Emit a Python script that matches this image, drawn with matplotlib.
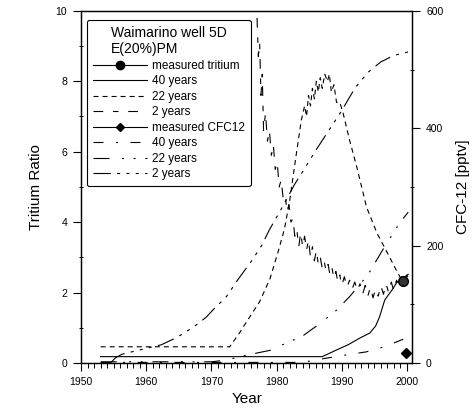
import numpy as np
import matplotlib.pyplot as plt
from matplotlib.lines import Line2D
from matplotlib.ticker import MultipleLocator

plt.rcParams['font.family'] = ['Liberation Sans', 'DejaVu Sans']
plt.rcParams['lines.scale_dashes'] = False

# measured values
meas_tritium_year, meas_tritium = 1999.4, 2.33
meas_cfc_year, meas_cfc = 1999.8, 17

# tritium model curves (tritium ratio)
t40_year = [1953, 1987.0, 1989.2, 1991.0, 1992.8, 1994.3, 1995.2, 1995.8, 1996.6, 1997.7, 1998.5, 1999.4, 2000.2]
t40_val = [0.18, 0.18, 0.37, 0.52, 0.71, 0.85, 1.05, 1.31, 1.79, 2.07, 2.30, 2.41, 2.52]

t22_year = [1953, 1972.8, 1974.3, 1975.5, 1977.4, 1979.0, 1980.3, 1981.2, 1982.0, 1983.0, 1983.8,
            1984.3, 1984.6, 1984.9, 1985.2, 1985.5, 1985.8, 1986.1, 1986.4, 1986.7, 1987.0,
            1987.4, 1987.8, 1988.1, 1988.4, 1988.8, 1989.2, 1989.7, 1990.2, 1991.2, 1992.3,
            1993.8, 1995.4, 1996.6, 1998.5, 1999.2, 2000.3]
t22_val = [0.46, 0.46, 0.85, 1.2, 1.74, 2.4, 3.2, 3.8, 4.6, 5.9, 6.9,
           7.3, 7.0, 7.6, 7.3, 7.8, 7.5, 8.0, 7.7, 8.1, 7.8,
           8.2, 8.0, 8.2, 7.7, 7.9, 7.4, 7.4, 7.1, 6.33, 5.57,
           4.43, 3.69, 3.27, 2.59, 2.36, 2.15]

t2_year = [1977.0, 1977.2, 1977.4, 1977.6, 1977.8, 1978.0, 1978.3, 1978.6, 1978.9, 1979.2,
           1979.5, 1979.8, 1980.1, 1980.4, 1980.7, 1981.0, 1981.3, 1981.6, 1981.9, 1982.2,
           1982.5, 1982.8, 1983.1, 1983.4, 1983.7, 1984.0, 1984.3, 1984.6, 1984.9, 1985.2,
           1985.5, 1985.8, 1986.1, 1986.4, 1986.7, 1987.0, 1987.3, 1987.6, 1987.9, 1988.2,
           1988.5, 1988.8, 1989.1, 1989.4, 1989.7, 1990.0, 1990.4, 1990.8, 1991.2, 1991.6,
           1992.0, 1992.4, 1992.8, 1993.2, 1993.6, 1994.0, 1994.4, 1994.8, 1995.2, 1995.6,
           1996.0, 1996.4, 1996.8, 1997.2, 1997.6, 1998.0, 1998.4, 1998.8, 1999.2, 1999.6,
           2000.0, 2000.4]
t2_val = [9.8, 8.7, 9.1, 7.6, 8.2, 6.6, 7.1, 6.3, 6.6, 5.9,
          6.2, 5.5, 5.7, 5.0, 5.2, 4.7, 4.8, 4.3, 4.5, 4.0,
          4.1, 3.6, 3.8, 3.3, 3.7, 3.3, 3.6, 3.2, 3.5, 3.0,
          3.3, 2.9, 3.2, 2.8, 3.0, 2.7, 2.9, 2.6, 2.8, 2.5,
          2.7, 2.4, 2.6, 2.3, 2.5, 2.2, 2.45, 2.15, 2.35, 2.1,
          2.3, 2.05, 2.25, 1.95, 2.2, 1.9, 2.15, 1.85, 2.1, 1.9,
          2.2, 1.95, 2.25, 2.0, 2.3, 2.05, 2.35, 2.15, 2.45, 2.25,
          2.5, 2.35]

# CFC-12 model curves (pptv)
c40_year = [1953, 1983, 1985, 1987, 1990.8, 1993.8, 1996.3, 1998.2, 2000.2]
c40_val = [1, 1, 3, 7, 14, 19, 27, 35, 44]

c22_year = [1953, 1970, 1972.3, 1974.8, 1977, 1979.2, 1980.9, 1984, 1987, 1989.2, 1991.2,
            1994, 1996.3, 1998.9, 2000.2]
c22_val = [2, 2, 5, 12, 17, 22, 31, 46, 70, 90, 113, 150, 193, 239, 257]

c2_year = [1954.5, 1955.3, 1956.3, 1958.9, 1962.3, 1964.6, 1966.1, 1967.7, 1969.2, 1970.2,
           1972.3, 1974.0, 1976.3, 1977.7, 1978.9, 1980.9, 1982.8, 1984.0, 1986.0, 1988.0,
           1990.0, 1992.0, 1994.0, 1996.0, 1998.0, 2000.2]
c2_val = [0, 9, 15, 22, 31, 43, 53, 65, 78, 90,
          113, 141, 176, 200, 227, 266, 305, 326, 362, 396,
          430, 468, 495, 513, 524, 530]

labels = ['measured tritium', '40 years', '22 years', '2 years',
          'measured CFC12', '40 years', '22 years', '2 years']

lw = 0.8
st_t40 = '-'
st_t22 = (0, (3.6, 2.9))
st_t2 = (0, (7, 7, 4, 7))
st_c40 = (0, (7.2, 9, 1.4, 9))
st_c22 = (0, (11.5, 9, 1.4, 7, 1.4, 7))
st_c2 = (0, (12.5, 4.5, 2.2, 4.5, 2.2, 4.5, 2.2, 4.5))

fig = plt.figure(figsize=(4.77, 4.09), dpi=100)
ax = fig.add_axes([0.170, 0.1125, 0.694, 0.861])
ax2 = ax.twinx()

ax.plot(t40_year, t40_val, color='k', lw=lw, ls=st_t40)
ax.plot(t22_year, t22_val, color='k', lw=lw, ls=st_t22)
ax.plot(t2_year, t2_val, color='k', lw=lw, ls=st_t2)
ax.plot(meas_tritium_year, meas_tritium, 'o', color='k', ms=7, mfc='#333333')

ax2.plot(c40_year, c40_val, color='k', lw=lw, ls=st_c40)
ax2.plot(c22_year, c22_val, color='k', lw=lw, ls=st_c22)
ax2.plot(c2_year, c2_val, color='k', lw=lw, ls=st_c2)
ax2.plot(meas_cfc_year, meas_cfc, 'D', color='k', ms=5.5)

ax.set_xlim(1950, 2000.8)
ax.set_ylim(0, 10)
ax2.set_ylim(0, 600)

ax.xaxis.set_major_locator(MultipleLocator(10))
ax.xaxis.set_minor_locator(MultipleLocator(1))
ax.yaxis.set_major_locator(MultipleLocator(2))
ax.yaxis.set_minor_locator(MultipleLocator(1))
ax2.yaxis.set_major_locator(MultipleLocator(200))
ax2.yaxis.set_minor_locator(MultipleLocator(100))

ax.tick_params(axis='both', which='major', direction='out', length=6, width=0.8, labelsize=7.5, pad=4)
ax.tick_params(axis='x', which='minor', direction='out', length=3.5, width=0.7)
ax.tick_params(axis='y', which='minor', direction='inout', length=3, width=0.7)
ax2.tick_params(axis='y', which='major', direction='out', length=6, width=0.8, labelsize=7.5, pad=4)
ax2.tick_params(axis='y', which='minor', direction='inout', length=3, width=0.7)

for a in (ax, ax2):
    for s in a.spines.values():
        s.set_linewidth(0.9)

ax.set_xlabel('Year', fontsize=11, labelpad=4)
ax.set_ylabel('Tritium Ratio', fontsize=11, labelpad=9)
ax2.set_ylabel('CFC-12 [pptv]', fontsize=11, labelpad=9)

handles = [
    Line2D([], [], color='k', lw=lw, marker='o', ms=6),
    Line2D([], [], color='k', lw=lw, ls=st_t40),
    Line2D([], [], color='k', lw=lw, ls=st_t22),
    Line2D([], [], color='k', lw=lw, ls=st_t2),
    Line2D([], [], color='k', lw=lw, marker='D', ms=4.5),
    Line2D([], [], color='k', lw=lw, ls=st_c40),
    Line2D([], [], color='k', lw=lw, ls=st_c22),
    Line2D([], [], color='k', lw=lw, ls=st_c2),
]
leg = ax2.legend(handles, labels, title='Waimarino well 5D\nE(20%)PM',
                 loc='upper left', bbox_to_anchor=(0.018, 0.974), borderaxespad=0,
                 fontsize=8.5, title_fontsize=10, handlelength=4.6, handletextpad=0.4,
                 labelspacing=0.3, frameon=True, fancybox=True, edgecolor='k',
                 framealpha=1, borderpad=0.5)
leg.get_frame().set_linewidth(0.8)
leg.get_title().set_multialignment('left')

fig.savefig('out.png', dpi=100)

---

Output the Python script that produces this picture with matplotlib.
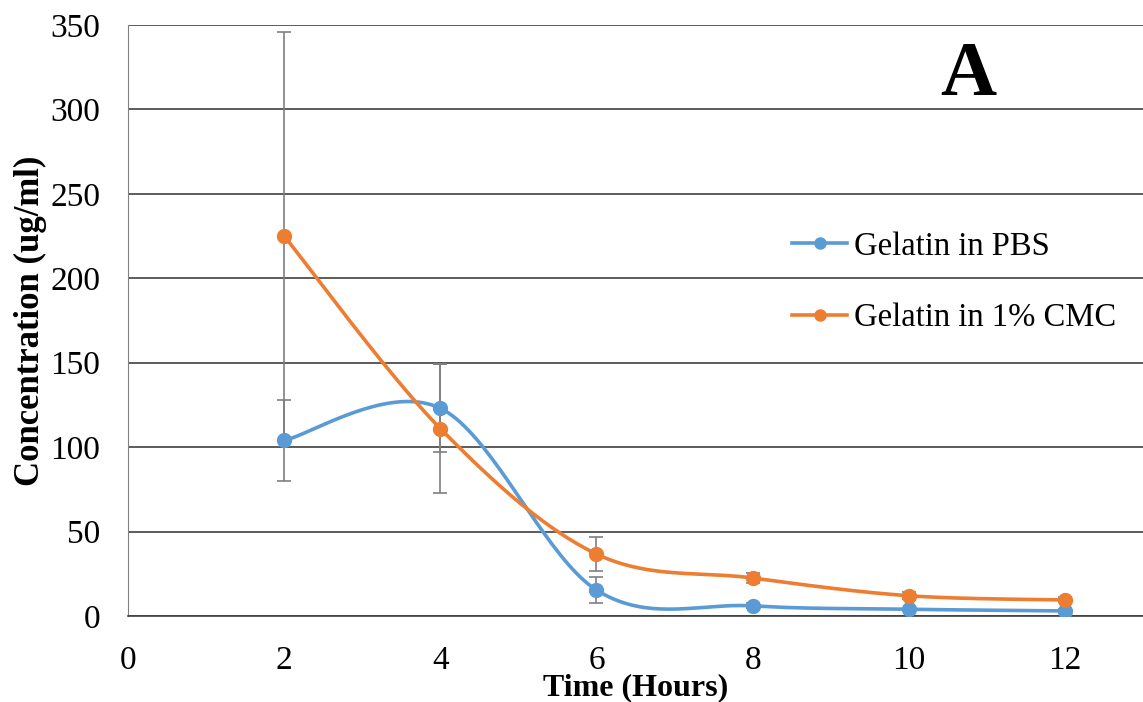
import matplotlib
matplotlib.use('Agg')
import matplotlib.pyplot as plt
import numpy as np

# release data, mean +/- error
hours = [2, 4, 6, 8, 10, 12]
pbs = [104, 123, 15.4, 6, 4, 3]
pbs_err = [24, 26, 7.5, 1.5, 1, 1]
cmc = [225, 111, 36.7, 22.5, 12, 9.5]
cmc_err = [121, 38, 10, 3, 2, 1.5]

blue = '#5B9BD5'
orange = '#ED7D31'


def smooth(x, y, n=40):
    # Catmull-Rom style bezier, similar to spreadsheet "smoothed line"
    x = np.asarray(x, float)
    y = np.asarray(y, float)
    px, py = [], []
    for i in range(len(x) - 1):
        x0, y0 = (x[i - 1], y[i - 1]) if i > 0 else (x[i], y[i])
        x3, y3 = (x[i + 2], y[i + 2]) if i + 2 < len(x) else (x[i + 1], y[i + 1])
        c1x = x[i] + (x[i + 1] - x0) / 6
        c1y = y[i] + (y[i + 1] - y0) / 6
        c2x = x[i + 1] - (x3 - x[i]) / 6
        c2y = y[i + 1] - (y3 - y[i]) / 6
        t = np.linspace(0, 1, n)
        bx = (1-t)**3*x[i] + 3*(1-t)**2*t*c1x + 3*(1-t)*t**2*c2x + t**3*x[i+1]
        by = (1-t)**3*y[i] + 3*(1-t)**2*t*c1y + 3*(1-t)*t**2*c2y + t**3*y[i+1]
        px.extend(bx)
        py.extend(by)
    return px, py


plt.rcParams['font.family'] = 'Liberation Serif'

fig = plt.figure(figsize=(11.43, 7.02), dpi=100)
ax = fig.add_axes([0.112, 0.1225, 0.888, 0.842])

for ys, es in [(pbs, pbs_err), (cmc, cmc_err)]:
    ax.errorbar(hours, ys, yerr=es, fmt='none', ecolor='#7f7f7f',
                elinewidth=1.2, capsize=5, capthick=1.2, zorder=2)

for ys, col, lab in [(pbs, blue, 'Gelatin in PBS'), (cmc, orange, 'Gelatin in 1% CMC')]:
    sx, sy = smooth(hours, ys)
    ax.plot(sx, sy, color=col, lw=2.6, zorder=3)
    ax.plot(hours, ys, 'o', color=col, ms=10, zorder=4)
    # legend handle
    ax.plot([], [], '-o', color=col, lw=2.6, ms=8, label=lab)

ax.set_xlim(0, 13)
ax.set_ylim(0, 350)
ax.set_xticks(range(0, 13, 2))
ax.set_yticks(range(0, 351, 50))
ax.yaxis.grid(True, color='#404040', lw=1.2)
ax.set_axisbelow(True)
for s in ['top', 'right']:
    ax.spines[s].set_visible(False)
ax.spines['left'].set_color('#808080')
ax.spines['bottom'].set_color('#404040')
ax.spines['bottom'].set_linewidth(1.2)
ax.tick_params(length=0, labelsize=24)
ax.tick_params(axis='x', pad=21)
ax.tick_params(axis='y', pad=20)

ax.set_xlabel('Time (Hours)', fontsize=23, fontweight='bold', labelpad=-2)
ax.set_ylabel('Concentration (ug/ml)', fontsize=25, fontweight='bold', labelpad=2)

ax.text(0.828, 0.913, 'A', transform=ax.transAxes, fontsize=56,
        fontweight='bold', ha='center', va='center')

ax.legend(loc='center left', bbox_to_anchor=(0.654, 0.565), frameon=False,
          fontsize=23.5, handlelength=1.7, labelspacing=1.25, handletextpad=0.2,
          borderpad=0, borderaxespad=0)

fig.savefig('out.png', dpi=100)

Set task: Could you quote, word for word, only the lines from the one containing "Output the Python" through the one containing "elinewidth=1.2, capsize=5, capthick=1.2, zorder=2)", both included, and leave out any pictures?

Expected answer:
Output the Python script that produces this picture with matplotlib.
import matplotlib
matplotlib.use('Agg')
import matplotlib.pyplot as plt
import numpy as np

# release data, mean +/- error
hours = [2, 4, 6, 8, 10, 12]
pbs = [104, 123, 15.4, 6, 4, 3]
pbs_err = [24, 26, 7.5, 1.5, 1, 1]
cmc = [225, 111, 36.7, 22.5, 12, 9.5]
cmc_err = [121, 38, 10, 3, 2, 1.5]

blue = '#5B9BD5'
orange = '#ED7D31'


def smooth(x, y, n=40):
    # Catmull-Rom style bezier, similar to spreadsheet "smoothed line"
    x = np.asarray(x, float)
    y = np.asarray(y, float)
    px, py = [], []
    for i in range(len(x) - 1):
        x0, y0 = (x[i - 1], y[i - 1]) if i > 0 else (x[i], y[i])
        x3, y3 = (x[i + 2], y[i + 2]) if i + 2 < len(x) else (x[i + 1], y[i + 1])
        c1x = x[i] + (x[i + 1] - x0) / 6
        c1y = y[i] + (y[i + 1] - y0) / 6
        c2x = x[i + 1] - (x3 - x[i]) / 6
        c2y = y[i + 1] - (y3 - y[i]) / 6
        t = np.linspace(0, 1, n)
        bx = (1-t)**3*x[i] + 3*(1-t)**2*t*c1x + 3*(1-t)*t**2*c2x + t**3*x[i+1]
        by = (1-t)**3*y[i] + 3*(1-t)**2*t*c1y + 3*(1-t)*t**2*c2y + t**3*y[i+1]
        px.extend(bx)
        py.extend(by)
    return px, py


plt.rcParams['font.family'] = 'Liberation Serif'

fig = plt.figure(figsize=(11.43, 7.02), dpi=100)
ax = fig.add_axes([0.112, 0.1225, 0.888, 0.842])

for ys, es in [(pbs, pbs_err), (cmc, cmc_err)]:
    ax.errorbar(hours, ys, yerr=es, fmt='none', ecolor='#7f7f7f',
                elinewidth=1.2, capsize=5, capthick=1.2, zorder=2)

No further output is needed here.